I have a task to create Dataframes based on conditions within other Dataframes.
I've been doing it the same way for about a week now, but I was curious if there was a better way. I stumbled across This Example. Now i know the example he is using is creating a separate column based on conditions, but it made me wonder if my code could be improved.
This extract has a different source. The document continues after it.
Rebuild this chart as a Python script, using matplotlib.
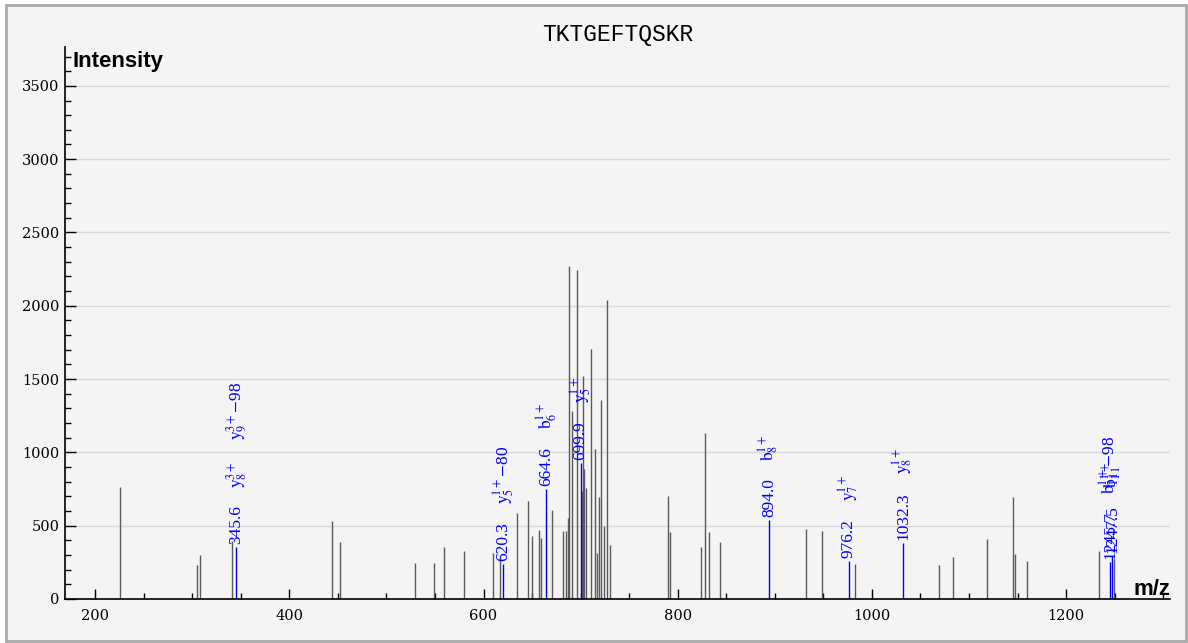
import matplotlib
matplotlib.use('Agg')
import matplotlib.pyplot as plt
from matplotlib.patches import Rectangle
from matplotlib.ticker import MultipleLocator

# unannotated peaks (m/z, intensity)
peak_mz = [226.0, 305.0, 308.0, 341.5, 443.5, 452.0, 529.5, 549.5, 559.5, 579.5,
           610.0, 617.5, 634.5, 646.0, 650.0, 657.0, 659.5, 671.0, 682.0, 685.0,
           687.0, 688.0, 691.0, 696.0, 701.4, 702.0, 703.6, 705.9, 711.0, 714.5,
           717.0, 719.0, 721.0, 724.0, 727.0, 730.0, 790.5, 792.5, 824.5, 828.5,
           832.0, 844.0, 932.5, 948.5, 983.0, 1069.5, 1083.5, 1118.5, 1145.5, 1147.5,
           1159.5, 1234.0, 1249.5]
peak_int = [765, 231, 301, 393, 530, 386, 247, 247, 356, 324,
            317, 290, 587, 671, 431, 468, 415, 610, 466, 461,
            553, 2272, 1283, 2242, 735, 1518, 884, 758, 1705, 1021,
            317, 696, 1356, 495, 2041, 370, 705, 454, 354, 1135,
            454, 388, 479, 463, 242, 231, 288, 406, 696, 306,
            258, 324, 270]

# annotated (matched) peaks
ion_mz = [345.6, 620.3, 664.6, 699.9, 894.0, 976.2, 1032.3, 1245.6, 1247.6]
ion_int = [352, 240, 753, 929, 536, 260, 383, 249, 290]
ion_text = ['345.6', '620.3', '664.6', '699.9', '894.0', '976.2', '1032.3', '1245.7', '1247.5']
ion_names = [[r'$\mathrm{y}_8^{3+}$', r'$\mathrm{y}_9^{3+}$$-$98'],
             [r'$\mathrm{y}_5^{1+}$$-$80'],
             [r'$\mathrm{b}_6^{1+}$'],
             [r'$\mathrm{y}_5^{1+}$'],
             [r'$\mathrm{b}_8^{1+}$'],
             [r'$\mathrm{y}_7^{1+}$'],
             [r'$\mathrm{y}_8^{1+}$'],
             [r'$\mathrm{b}_{11}^{1+}$$-$98'],
             [r'$\mathrm{b}_{11}^{1+}$']]

plt.rcParams['mathtext.fontset'] = 'stix'

W, H = 1188, 643
fig = plt.figure(figsize=(W / 100, H / 100), dpi=100, facecolor='white')
fig.patches.append(Rectangle((6 / W, 2 / H), 1180 / W, 636.5 / H, transform=fig.transFigure,
                             facecolor='#f4f4f4', edgecolor='#aaaaaa', lw=2, zorder=-5))

ax = fig.add_axes([65 / W, 44 / H, 1105 / W, 552 / H])
ax.set_facecolor('none')
ax.set_xlim(169, 1307)
ax.set_ylim(0, 3765)

ax.vlines(peak_mz, 0, peak_int, color='#5a5a5a', lw=1)

ax.xaxis.set_major_locator(MultipleLocator(200))
ax.xaxis.set_minor_locator(MultipleLocator(50))
ax.yaxis.set_major_locator(MultipleLocator(500))
ax.yaxis.set_minor_locator(MultipleLocator(100))
ax.yaxis.grid(True, color='#d9d9d9', lw=1)
ax.set_axisbelow(True)
for s in ['top', 'right']:
    ax.spines[s].set_visible(False)
for s in ['left', 'bottom']:
    ax.spines[s].set_linewidth(1.2)
ax.tick_params(axis='x', which='major', direction='in', length=7.5, width=1, pad=7)
ax.tick_params(axis='x', which='minor', direction='in', length=4.5, width=1)
ax.tick_params(axis='y', which='major', direction='in', length=8, width=1, pad=4)
ax.tick_params(axis='y', which='minor', direction='in', length=4.5, width=1)
for lab in ax.get_xticklabels() + ax.get_yticklabels():
    lab.set_family('DejaVu Serif')
    lab.set_fontsize(10.5)

fig.text(617.7 / W, 1 - 41 / H, 'TKTGEFTQSKR', family='Liberation Mono', size=16.5,
         ha='center', va='baseline')
fig.text(72 / W, 1 - 67 / H, 'Intensity', family='Liberation Sans', weight='bold',
         size=16, ha='left', va='baseline')
fig.text(1170 / W, 1 - 595 / H, 'm/z', family='Liberation Sans', weight='bold',
         size=16, ha='right', va='baseline')

ax.vlines(ion_mz, 0, ion_int, color='blue', lw=1)

fig.canvas.draw()
renderer = fig.canvas.get_renderer()
style = dict(textcoords='offset pixels', rotation=90, ha='center', va='bottom',
             color='blue', family='Liberation Serif', size=12.5)
for mz, inten, lab, names in zip(ion_mz, ion_int, ion_text, ion_names):
    t = ax.annotate(lab, (mz, inten), xytext=(0, 3), **style)
    off = 3 + t.get_window_extent(renderer).height + 18
    for name in names:
        t2 = ax.annotate(name, (mz, inten), xytext=(0, off), **style)
        off += t2.get_window_extent(renderer).height + 21

fig.savefig('out.png', dpi=100, facecolor=fig.get_facecolor())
Here is a shortened version of the code in link for ease of use:
import pandas as pd
import numpy as np
raw_data = {'student_name': ['Miller', 'Jacobson', 'Ali', 'Milner', 'Cooze', 'Jacon', 'Ryaner', 'Sone', 'Sloan', 'Piger', 'Riani', 'Ali'],
'test_score': [76, 88, 84, 67, 53, 96, 64, 91, 77, 73, 52, np.NaN]}
df = pd.DataFrame(raw_data, columns = ['student_name', 'test_score'])
print(df)
grades = []
for row in df['test_score']:
if row > 59:
grades.append('Pass')
else:
grades.append('fail')
df['grades'] = grades
print(df)
student_name test_score grades
0 Miller 76.0 Pass
1 Jacobson 88.0 Pass
2 Ali 84.0 Pass
3 Milner 67.0 Pass
4 Cooze 53.0 fail
5 Jacon 96.0 Pass
6 Ryaner 64.0 Pass
7 Sone 91.0 Pass
8 Sloan 77.0 Pass
9 Piger 73.0 Pass
10 Riani 52.0 fail
11 Ali NaN fail
Going along with the above example, if i did not want to make a "Grades" Column, but instead wanted a dataframe of all the people who passed. I personally would do this:
pass_df = df[df['test_score'] > 59]
print(pass_df)
Is there a better way of doing this?